‘No Matter How Hard They Try’: China Has A Problem

I know it’s the 4th, which means we’re supposed to be talking only about America, but we need to talk about the other world power in what is increasingly becoming an international system characterized by bipolarity.

What country do I mean?

Let’s say, China.



Yes, “China.”

It’s becoming painfully obvious that we’re about to see a repeat of the vicious yuan short squeeze that unfolded in late May/early June.

I talked quite a bit about this a couple of days ago in “Meanwhile, In China: ‘Relentless, All-Round’ FX Shenanigans.

See, the PBoC has a problem on its hands. They effectively tried to frontrun the June Fed hike by rolling back the yuan liberalization push a couple of weeks ahead of the FOMC meeting.

At issue was the very real possibility that if the Fed didn’t get the messaging right and the hike was perceived as overly hawkish, rate differentials between the US and China would compress, exacerbating any latent capital outflow pressure.

Earlier this year, the PBoC combatted that by hiking OMO rates hours after the Fed hike. At that point, rate differentials were much tighter than they were heading to the June hike, which means there was no time to lose.

But since then, it’s become readily apparent that the shadow banking complex in China has absorbed all the tightening it can absorb in the short-term. Any more and you could see vicious unwinds in the trades financed via shadow channels or, more simply, you could see further mayhem in the metals and more anomalous action in the bond market (think curve inversion).

So with further OMO hikes not a viable (or at least “not a palatable”) option, the PBoC simply added what they euphemistically called a “counter-cyclical adjustment factor” to the yuan fix, a move which amounted to a rollback of the regime put in place in August 2015.

Around the same time they rolled out the new fixing mechanism (which is laughably opaque), the PBoC also engineered a funding crunch. The end result was a brutal short squeeze and, ultimately, an offshore yuan that suddenly traded notably stronger than its onshore counterpart which itself began to trade at a premium to the fix.
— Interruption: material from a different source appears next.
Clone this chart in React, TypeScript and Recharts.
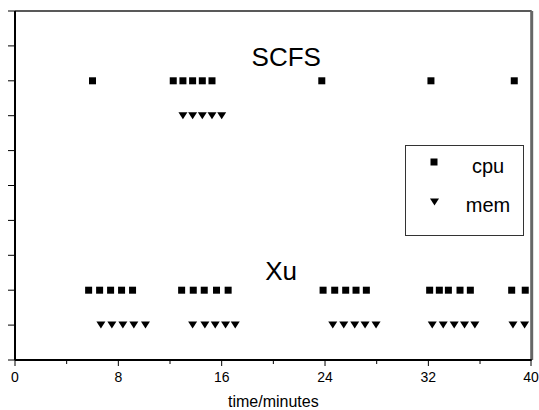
import React from 'react';
import { ScatterChart, Scatter, XAxis, YAxis, ReferenceLine, Legend } from 'recharts';

// ---- data ----
const scfsCpuTimes = [6, 12.25, 13, 13.75, 14.5, 15.25, 23.75, 32.2, 38.65];
const scfsMemTimes = [13, 13.75, 14.5, 15.25, 16];
const xuCpuTimes = [5.7, 6.55, 7.4, 8.25, 9.1, 12.9, 13.8, 14.65, 15.6, 16.5, 23.85, 24.75, 25.6, 26.4, 27.2, 32.1, 32.85, 33.55, 34.45, 35.25, 38.45, 39.5];
const xuMemTimes = [6.65, 7.5, 8.35, 9.2, 10.1, 13.75, 14.7, 15.5, 16.3, 17.05, 24.6, 25.45, 26.3, 27.1, 27.95, 32.3, 33.15, 34.0, 34.8, 35.6, 38.55, 39.45];
const scfsCpuLevel = 8;
const scfsMemLevel = 7;
const xuCpuLevel = 2;
const xuMemLevel = 1;
const xDomain = [0, 40];
const yDomain = [0, 10];
const xTicks = [0, 4, 8, 12, 16, 20, 24, 28, 32, 36, 40];
const xLabeledTicks = [0, 8, 16, 24, 32, 40];
const yTicks = [0, 1, 2, 3, 4, 5, 6, 7, 8, 9, 10];
const legendItems = ['cpu', 'mem'];
const groupLabels = [
  { text: 'SCFS', t: 21, v: 8.43 },
  { text: 'Xu', t: 20.6, v: 2.29 },
];

const scfsCpu = scfsCpuTimes.map((t) => ({ t, v: scfsCpuLevel }));
const scfsMem = scfsMemTimes.map((t) => ({ t, v: scfsMemLevel }));
const xuCpu = xuCpuTimes.map((t) => ({ t, v: xuCpuLevel }));
const xuMem = xuMemTimes.map((t) => ({ t, v: xuMemLevel }));

const FONT = 'Arial, "Liberation Sans", sans-serif';

const Square = (props: any) => {
  const { cx, cy } = props;
  if (cx == null || cy == null) return <g />;
  return <rect x={cx - 3.5} y={cy - 3.5} width={7} height={7} fill="#000" />;
};

const Tri = (props: any) => {
  const { cx, cy } = props;
  if (cx == null || cy == null) return <g />;
  return (
    <polygon
      points={`${cx - 4.5},${cy - 3.5} ${cx + 4.5},${cy - 3.5} ${cx},${cy + 3.5}`}
      fill="#000"
    />
  );
};

const GroupText = (props: any) => {
  const { cx, cy, payload } = props;
  if (cx == null || cy == null) return <g />;
  return (
    <text x={cx} y={cy} textAnchor="middle" fontSize={26} fontFamily={FONT} fill="#000">
      {payload.text}
    </text>
  );
};

const XTick = (props: any) => {
  const { x, y, payload } = props;
  const major = xLabeledTicks.includes(payload.value);
  return (
    <g>
      <line x1={x} x2={x} y1={y} y2={y + (major ? 6 : 4)} stroke="#000" strokeWidth={1} />
      {major && (
        <text x={x} y={y + 22} textAnchor="middle" fontSize={14} fontFamily={FONT} fill="#000">
          {payload.value}
        </text>
      )}
    </g>
  );
};

const YTick = (props: any) => {
  const { x, y } = props;
  return <line x1={x - 7} x2={x} y1={y} y2={y} stroke="#000" strokeWidth={1} />;
};

const LegendBox = () => (
  <svg width={119} height={91} style={{ display: 'block' }}>
    <rect x={0.5} y={0.5} width={118} height={90} fill="none" stroke="#333" strokeWidth={1} />
    {legendItems.map((name, i) => {
      const my = i === 0 ? 17 : 57;
      const ty = i === 0 ? 28 : 67;
      return (
        <g key={name}>
          {i === 0 ? <Square cx={29} cy={my} /> : <Tri cx={29.5} cy={my} />}
          <text x={83} y={ty} textAnchor="middle" fontSize={20} fontFamily={FONT} fill="#000">
            {name}
          </text>
        </g>
      );
    })}
  </svg>
);

export default function App() {
  return (
    <div style={{ position: 'absolute', left: 0, top: 0, width: 539, height: 410 }}>
      <ScatterChart
        width={539}
        height={410}
        margin={{ top: 11, right: 7.3, left: 0, bottom: 0 }}
      >
        <XAxis
          type="number"
          dataKey="t"
          domain={xDomain}
          ticks={xTicks}
          height={50}
          tickSize={0}
          tickMargin={0}
          tickLine={false}
          tick={<XTick />}
          axisLine={{ stroke: '#000', strokeWidth: 2 }}
          label={{ value: 'time/minutes', position: 'insideBottom', offset: 3, fontSize: 16, fontFamily: FONT, fill: '#000' }}
        />
        <YAxis
          type="number"
          dataKey="v"
          domain={yDomain}
          ticks={yTicks}
          width={15}
          tickSize={0}
          tickMargin={0}
          tickLine={false}
          tick={<YTick />}
          axisLine={{ stroke: '#000', strokeWidth: 2 }}
        />
        <ReferenceLine y={10} stroke="#222" strokeWidth={1.5} ifOverflow="visible" />
        <ReferenceLine x={0} stroke="#000" strokeWidth={2} ifOverflow="visible" />
        <ReferenceLine x={40} stroke="#666" strokeWidth={3} ifOverflow="visible" />
        <Scatter name="labels" data={groupLabels} dataKey="v" shape={<GroupText />} legendType="none" isAnimationActive={false} />
        <Scatter name="cpu" data={scfsCpu} shape={<Square />} isAnimationActive={false} />
        <Scatter name="mem" data={scfsMem} shape={<Tri />} isAnimationActive={false} />
        <Scatter name="cpu" data={xuCpu} shape={<Square />} isAnimationActive={false} />
        <Scatter name="mem" data={xuMem} shape={<Tri />} isAnimationActive={false} />
        <Legend
          layout="horizontal"
          verticalAlign="middle"
          align="center"
          wrapperStyle={{ position: 'absolute', left: 405, top: 145, width: 119, height: 91 }}
          content={() => <LegendBox />}
        />
      </ScatterChart>
    </div>
  );
}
But as noted in the linked post above, that was short-lived. Soon enough, the offshore spot starting trading weak to where the onshore yuan was trading again and, perhaps more worrisome, the onshore spot started trading at a discount to the fix (again). In fact, that discount lasted for 17 straight sessions until, starting on June 20th and continuing into late last week, the PBoC started intervening in the spot market. That caused traders to rethink things and sure enough, the spot started closing at a premium to the fix again. Here’s the chart:


Well, guess what?

Either traders are going to try and test the PBoC or there’s pent-up outflow pressure, because the spot is trading at a discount to the fix again. The two red boxes in the chart below represent, in order, the short squeeze mentioned above, and the latest effort (the one that culminated in multiple rounds of spot market intervention last week) to push the yuan stronger:


Here’s SocGen’s Jason Daw:

Spot-fix gap keeps coming back

  • No matter how hard the authorities try, it is proving difficult to eliminate the discount of the 430pm CNY closing price to the daily reference rate (i.e. fix).
  • USD-CNY was trading lower (by an average of 224 pips) than the fixing level leading up to the suspected intervention in late May. In the five trading days before the suspected intervention on June 27 the average discount was 140pips.
  • In both cases following intervention, the CNY traded stronger than the fix but only temporarily and quickly returned to a discount. The same is occurring in the past two days – the spot rate yesterday was trading 125 pips weaker than the fix.
  • If the authorities view this as reflecting latent capital outflow pressure or speculative activity, intervention could become a more regular occurrence. 

As a reminder, that is the kind of shit China does not need right now.

They’re already concerned that the effort to tighten the screws on shadow banking will end up choking off the economy. They will be in no mood to tolerate pressure on the currency. Which means you can expect them to crack down brutally on shorts if this keeps up.